After we left the Youth Hostel we went to see Kyoto's old 芸者 (Geisha) district. It is still very colorful and full of interesting stores, although most of them specialized on tourists and of course you can't find any more 芸者 or etablisements nowadays.
I have learned in Erlangen that 京都 is most famous for its traditional handcraft. Since we spotted a place called handcraft center, we decided to start there searching for it. The place turned out to be very well hidden and it took as a long time to find it. My opinion on the place is somewhat twofold. I start with giving a description. It's a large building with about 9 floors. Almost each floor is built in the same concept. You start at a tourist shop selling all those stupid souvenirs non Japanese tourists would buy (samurai mouse pads, fake katana, etc.), then the main part of the floor is specialized to one aspect of 京都 handcraft, e.g. jewelery, dolls, printing, wood and others. In those areas you can actually see people working and crafting the items displayed and sold there.
So on the one hand it is a great museum like place for seeing traditional handcraft, which is actually made by people, which you can watch working.
On the other hand it is all too specialized on tourists and the handcrafting people have to work in Zoo like conditions: "Boah honey look, a traditional Japanese handcrafts person. Make a picture of me next to him".
But best is you'll build your own opinion about it, since I am not the german Bild newspaper.
Since we spent to much time, it was already after 6 pm, which means everything in 京都 was closed already. Since we saw and ate already in 祇園, we checked my parents 京都 guide book for alternatives, which would still be open. It said there'd be a kind of modern version of 祇園 called after the Portuguese word for bridge ポント (Ponto). The name was chosen because there are nice bridges over かも川 (Kamo River) as well as nice terraces on wooden piles on the side of the river. Alas those terrace restaurants were a bit expensive, but we found another very cool restaurant, where they build towers of food on a grill plate, which is then grill cooked right on your table. It was very good!
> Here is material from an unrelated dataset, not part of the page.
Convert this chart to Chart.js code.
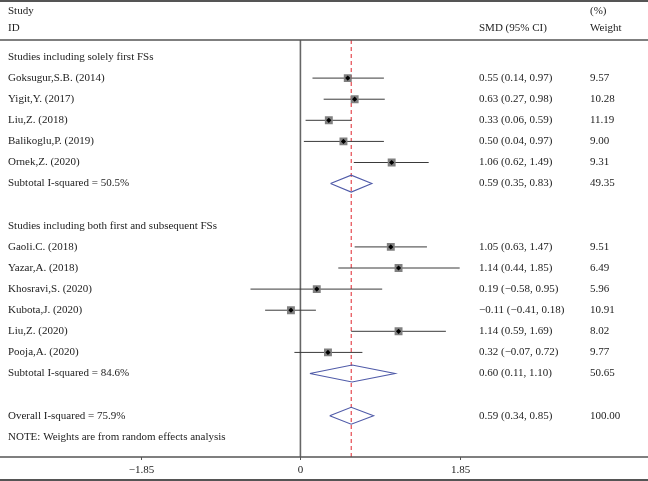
<!DOCTYPE html>
<html>
<head>
<meta charset="utf-8">
<script src="https://cdn.jsdelivr.net/npm/chart.js@4.4.1/dist/chart.umd.min.js"></script>
<style>
html,body{margin:0;padding:0;background:#fff;}
#wrap{width:648px;height:481px;}
</style>
</head>
<body>
<div id="wrap"><canvas id="c" width="648" height="481"></canvas></div>
<script>
// ---- data ----
const rowLabels = [
  "Studies including solely first FSs",
  "Goksugur,S.B. (2014)",
  "Yigit,Y. (2017)",
  "Liu,Z. (2018)",
  "Balikoglu,P. (2019)",
  "Ornek,Z. (2020)",
  "Subtotal I-squared = 50.5%",
  "",
  "Studies including both first and subsequent FSs",
  "Gaoli.C. (2018)",
  "Yazar,A. (2018)",
  "Khosravi,S. (2020)",
  "Kubota,J. (2020)",
  "Liu,Z. (2020)",
  "Pooja,A. (2020)",
  "Subtotal I-squared = 84.6%",
  "",
  "Overall I-squared = 75.9%",
  "NOTE: Weights are from random effects analysis"
];
// study rows
const studyRows = [1, 2, 3, 4, 5, 9, 10, 11, 12, 13, 14];
const studySMD  = [0.55, 0.63, 0.33, 0.50, 1.06, 1.05, 1.14, 0.19, -0.11, 1.14, 0.32];
const studyLo   = [0.14, 0.27, 0.06, 0.04, 0.62, 0.63, 0.44, -0.58, -0.41, 0.59, -0.07];
const studyHi   = [0.97, 0.98, 0.59, 0.97, 1.49, 1.47, 1.85, 0.95, 0.18, 1.69, 0.72];
const studyWeight = ["9.57", "10.28", "11.19", "9.00", "9.31", "9.51", "6.49", "5.96", "10.91", "8.02", "9.77"];
// pooled rows (subtotals + overall)
const poolRows = [6, 15, 17];
const poolSMD  = [0.59, 0.60, 0.59];
const poolLo   = [0.35, 0.11, 0.34];
const poolHi   = [0.83, 1.10, 0.85];
const poolWeight = ["49.35", "50.65", "100.00"];
const overallSMD = 0.59;
const xTicks = [-1.85, 0, 1.85];
const xTickLabels = ["\u22121.85", "0", "1.85"];

// ---- helpers ----
function fmt(v){ return (v < 0 ? "\u2212" : "") + Math.abs(v).toFixed(2); }
function ciText(e, l, h){ return fmt(e) + " (" + fmt(l) + ", " + fmt(h) + ")"; }

const Y_MIN = -0.806, Y_MAX = 18.957;
const X_MIN = -3.4247, X_MAX = 3.9726;
const DIA_H = 0.4;

const datasets = [];
// center dots
datasets.push({
  type: 'scatter', order: -2,
  data: studyRows.map((r, i) => ({x: studySMD[i], y: r})),
  pointStyle: 'rectRot', pointRadius: 2.6, pointHoverRadius: 2.6,
  backgroundColor: '#000', borderColor: '#000', borderWidth: 0
});
// grey squares
datasets.push({
  type: 'scatter', order: -1,
  data: studyRows.map((r, i) => ({x: studySMD[i], y: r})),
  pointStyle: 'rect', pointRadius: 5.6, pointHoverRadius: 5.6,
  backgroundColor: '#808080', borderColor: '#808080', borderWidth: 0
});
// CI lines
studyRows.forEach((r, i) => {
  datasets.push({
    type: 'line', order: 3,
    data: [{x: studyLo[i], y: r}, {x: studyHi[i], y: r}],
    borderColor: '#3a3a3a', borderWidth: 1, pointRadius: 0, fill: false, tension: 0
  });
});
// diamonds
poolRows.forEach((r, i) => {
  datasets.push({
    type: 'line', order: 2,
    data: [
      {x: poolLo[i], y: r}, {x: poolSMD[i], y: r - DIA_H},
      {x: poolHi[i], y: r}, {x: poolSMD[i], y: r + DIA_H},
      {x: poolLo[i], y: r}
    ],
    borderColor: '#4f5aa8', borderWidth: 1.1, pointRadius: 0, fill: false, tension: 0
  });
});
// overall red dashed line
datasets.push({
  type: 'line', order: 4,
  data: [{x: overallSMD, y: Y_MIN}, {x: overallSMD, y: Y_MAX}],
  borderColor: '#e0262e', borderWidth: 1, borderDash: [4, 3], pointRadius: 0, fill: false
});
// zero line
datasets.push({
  type: 'line', order: 5,
  data: [{x: 0, y: Y_MIN}, {x: 0, y: Y_MAX}],
  borderColor: '#666', borderWidth: 1.6, pointRadius: 0, fill: false
});

const FONT = '11px "Liberation Serif", "DejaVu Serif", serif';
const TXT = '#222';
const textPlugin = {
  id: 'forestText',
  afterDraw(chart){
    const ctx = chart.ctx;
    const xs = chart.scales.x, ys = chart.scales.y;
    const W = chart.width;
    ctx.save();
    // borders
    ctx.strokeStyle = '#555';
    ctx.lineWidth = 2;
    ctx.beginPath(); ctx.moveTo(0, 1); ctx.lineTo(W, 1); ctx.stroke();
    ctx.beginPath(); ctx.moveTo(0, 480); ctx.lineTo(W, 480); ctx.stroke();
    ctx.lineWidth = 1.5;
    const top = chart.chartArea.top, bot = chart.chartArea.bottom;
    ctx.beginPath(); ctx.moveTo(0, top); ctx.lineTo(W, top); ctx.stroke();
    ctx.beginPath(); ctx.moveTo(0, bot); ctx.lineTo(W, bot); ctx.stroke();
    // ticks
    ctx.lineWidth = 1;
    ctx.fillStyle = TXT;
    ctx.font = FONT;
    ctx.textBaseline = 'middle';
    ctx.textAlign = 'center';
    xTicks.forEach((t, k) => {
      const px = Math.round(xs.getPixelForValue(t)) + 0.5;
      ctx.beginPath(); ctx.moveTo(px, bot); ctx.lineTo(px, bot + 3); ctx.stroke();
      ctx.fillText(xTickLabels[k], px, 470);
    });
    // header
    ctx.textAlign = 'left';
    ctx.fillText('Study', 8, 11);
    ctx.fillText('ID', 8, 28);
    ctx.fillText('SMD (95% CI)', 479, 28);
    ctx.fillText('(%)', 590, 11);
    ctx.fillText('Weight', 590, 28);
    // row labels
    rowLabels.forEach((s, r) => {
      if (s) ctx.fillText(s, 8, ys.getPixelForValue(r));
    });
    studyRows.forEach((r, i) => {
      const py = ys.getPixelForValue(r);
      ctx.fillText(ciText(studySMD[i], studyLo[i], studyHi[i]), 479, py);
      ctx.fillText(studyWeight[i], 590, py);
    });
    poolRows.forEach((r, i) => {
      const py = ys.getPixelForValue(r);
      ctx.fillText(ciText(poolSMD[i], poolLo[i], poolHi[i]), 479, py);
      ctx.fillText(poolWeight[i], 590, py);
    });
    ctx.restore();
  }
};

new Chart(document.getElementById('c'), {
  type: 'scatter',
  data: { datasets },
  options: {
    responsive: false,
    animation: false,
    devicePixelRatio: 1,
    layout: { padding: { top: 40, bottom: 24, left: 0, right: 0 } },
    plugins: { legend: { display: false }, tooltip: { enabled: false } },
    scales: {
      x: { type: 'linear', min: X_MIN, max: X_MAX, display: false },
      y: { type: 'linear', min: Y_MIN, max: Y_MAX, reverse: true, display: false }
    },
    elements: { line: { borderCapStyle: 'butt' } }
  },
  plugins: [textPlugin]
});
</script>
</body>
</html>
The tower grill food, after the tower had already been made colapse
[京都御所 Kyoto Imperial Palace]
The first thing we did on our second day in Kyoto is go to the Imperial Palace, because we were told, that one had to register around 9 am showing their passport, to be allowed entrance. After you filled out some paperwork you are actually allowed to enter the palace for free and even get a free tour guide speaking in good and understandable English. Apparently this tour concept is especially made for foreigners as they outnumbered the Japanese ones by 20 to 1. Visiting the palace is pretty interesting, especially with a guided tour. You learn much about the crazy customs and rules of the courtiers and how the 天皇 (Tenno) lived. However strange those rules were, they can't compete with Versailles ;p.
What I like most were all the different places, courtiers and the 天皇 could directly access and park the ox carts at. I think there were more buildings for ox carts than for the 天皇.
Pictures from the palace.
The palace's wonderful gardens.
In this building is the Tenno's magical mirror, a symbol of his arcane power.
[二条城 Nijou Castle]
The original castle of the Tenno, which burned down several times. Each time the Tenno moved to some other courtiers, until he finally decided to stay out of the castle and build the Imperial Palace, where he used to move out to.
We were going to visit this castle at the second day in Kyoto after we had seen the Imperial Palace itself. But alas this day happened to be Tuesday, the day where the 二条城 is closed...
After not having seen 二条城 we went to see Kyoto's temples! We started with one close to the station called 三十三間堂 (Sanjusangendo). It hosts no less than 1001 statues of Buddha guarded by several arch demons and greater guardian spirits. 1001 statues are a lot and quite impressive to look at, but their guardians are very magnificent too. For each guardian their is a sign explaining their significance and origin in Japanese and English.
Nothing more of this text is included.